▸ **Goal**:
Please count the lines in the listing below where the word "matplotlib" appears. Give the number only.

BEGIN Task material

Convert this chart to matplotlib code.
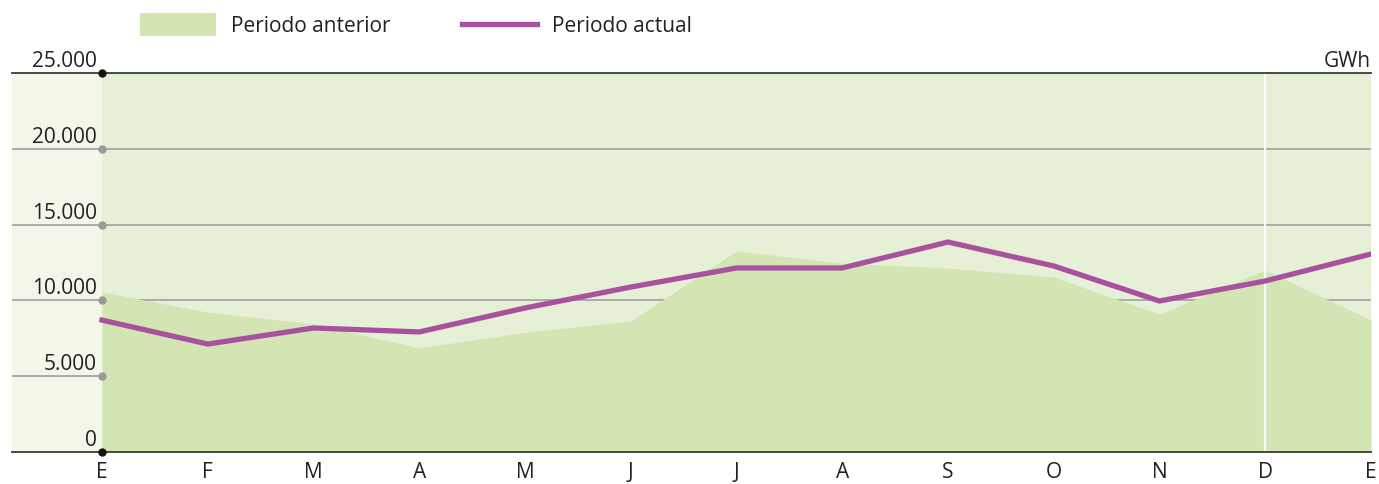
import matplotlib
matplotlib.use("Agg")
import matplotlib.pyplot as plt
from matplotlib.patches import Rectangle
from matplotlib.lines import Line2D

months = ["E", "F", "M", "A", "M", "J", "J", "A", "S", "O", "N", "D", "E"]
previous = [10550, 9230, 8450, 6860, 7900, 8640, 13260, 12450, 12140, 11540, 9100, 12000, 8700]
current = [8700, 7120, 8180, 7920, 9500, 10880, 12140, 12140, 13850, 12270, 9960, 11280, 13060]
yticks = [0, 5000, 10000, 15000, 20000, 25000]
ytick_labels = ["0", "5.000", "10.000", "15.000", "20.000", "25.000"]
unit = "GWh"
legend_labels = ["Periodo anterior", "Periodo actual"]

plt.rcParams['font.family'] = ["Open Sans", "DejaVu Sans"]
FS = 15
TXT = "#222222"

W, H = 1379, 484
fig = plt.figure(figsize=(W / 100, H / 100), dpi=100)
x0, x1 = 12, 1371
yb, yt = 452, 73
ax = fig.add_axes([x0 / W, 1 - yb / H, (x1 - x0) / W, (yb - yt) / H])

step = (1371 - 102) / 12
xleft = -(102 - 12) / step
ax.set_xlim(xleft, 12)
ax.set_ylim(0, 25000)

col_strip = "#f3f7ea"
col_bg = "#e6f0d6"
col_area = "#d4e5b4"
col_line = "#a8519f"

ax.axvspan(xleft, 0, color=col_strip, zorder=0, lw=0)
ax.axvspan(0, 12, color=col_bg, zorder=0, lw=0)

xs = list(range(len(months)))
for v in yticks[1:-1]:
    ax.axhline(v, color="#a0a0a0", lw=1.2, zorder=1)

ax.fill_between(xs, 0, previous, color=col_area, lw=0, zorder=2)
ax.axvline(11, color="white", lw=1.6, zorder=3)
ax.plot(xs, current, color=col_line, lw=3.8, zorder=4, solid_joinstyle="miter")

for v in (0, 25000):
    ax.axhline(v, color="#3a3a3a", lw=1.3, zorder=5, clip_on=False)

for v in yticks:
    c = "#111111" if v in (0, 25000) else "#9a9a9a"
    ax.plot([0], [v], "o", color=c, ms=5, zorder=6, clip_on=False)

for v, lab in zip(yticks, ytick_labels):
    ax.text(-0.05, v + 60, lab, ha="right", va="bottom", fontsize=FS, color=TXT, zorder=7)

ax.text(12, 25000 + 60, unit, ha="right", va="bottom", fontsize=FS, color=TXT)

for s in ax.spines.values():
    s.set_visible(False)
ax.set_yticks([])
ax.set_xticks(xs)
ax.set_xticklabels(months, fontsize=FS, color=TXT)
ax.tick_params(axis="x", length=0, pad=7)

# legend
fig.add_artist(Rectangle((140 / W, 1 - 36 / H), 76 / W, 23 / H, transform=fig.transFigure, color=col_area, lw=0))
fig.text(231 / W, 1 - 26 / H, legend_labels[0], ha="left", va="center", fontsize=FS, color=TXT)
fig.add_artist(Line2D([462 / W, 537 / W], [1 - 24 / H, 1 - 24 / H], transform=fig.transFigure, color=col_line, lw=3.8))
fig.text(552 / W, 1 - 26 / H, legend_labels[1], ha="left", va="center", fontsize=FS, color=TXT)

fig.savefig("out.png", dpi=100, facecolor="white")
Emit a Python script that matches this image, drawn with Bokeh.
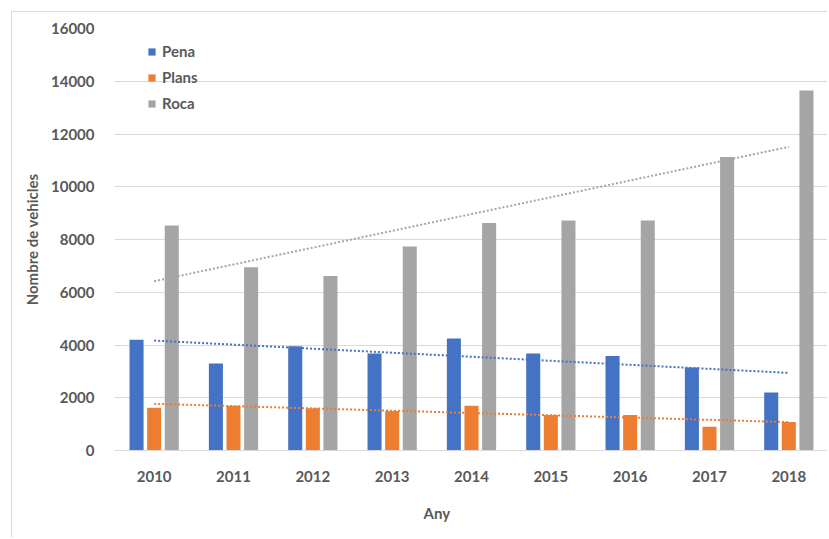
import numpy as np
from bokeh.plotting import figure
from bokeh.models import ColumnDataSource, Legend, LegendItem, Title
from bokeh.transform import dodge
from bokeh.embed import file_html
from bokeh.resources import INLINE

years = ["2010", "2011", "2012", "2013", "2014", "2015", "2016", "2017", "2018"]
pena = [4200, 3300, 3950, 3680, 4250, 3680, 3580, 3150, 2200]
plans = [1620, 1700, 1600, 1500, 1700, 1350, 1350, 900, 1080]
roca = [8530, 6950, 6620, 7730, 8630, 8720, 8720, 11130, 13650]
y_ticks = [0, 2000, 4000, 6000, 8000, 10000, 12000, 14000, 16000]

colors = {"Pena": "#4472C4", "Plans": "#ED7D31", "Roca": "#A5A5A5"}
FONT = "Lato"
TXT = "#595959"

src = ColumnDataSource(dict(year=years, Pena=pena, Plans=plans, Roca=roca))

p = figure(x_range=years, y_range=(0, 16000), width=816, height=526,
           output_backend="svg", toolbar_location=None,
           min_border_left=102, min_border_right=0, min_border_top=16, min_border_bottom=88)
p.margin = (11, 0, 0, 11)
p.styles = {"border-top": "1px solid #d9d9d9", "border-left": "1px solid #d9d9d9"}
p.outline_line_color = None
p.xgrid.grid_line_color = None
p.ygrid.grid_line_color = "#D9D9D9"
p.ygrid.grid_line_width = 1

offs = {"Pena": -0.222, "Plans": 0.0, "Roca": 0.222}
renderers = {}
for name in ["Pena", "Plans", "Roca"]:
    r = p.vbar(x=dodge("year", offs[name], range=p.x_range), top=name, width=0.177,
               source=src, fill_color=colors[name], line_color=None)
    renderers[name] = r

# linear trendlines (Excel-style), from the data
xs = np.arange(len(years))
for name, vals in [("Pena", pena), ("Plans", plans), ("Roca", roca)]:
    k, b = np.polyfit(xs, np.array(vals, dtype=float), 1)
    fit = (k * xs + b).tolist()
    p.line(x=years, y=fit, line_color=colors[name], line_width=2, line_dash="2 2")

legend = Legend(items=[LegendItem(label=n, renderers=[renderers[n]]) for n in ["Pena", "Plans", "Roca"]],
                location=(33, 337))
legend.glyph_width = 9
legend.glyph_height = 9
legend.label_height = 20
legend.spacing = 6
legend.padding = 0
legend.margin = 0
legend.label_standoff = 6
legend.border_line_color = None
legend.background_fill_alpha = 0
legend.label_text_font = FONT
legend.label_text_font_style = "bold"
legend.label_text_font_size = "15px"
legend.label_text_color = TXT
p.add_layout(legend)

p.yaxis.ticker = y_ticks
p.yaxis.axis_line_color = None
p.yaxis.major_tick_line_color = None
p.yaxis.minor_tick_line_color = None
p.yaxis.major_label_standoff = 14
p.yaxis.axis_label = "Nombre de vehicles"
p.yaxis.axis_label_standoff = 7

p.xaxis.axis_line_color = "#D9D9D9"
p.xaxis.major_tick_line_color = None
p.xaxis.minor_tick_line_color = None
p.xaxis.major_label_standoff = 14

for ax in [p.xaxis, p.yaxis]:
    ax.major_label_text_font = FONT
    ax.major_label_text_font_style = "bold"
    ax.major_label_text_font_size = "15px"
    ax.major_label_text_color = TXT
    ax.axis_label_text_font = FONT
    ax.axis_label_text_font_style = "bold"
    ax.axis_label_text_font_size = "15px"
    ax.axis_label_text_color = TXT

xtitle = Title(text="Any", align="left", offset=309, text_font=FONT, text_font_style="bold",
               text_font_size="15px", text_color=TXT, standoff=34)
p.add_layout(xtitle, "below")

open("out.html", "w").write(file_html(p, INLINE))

END Task material

▸ **Answer to this task**:
6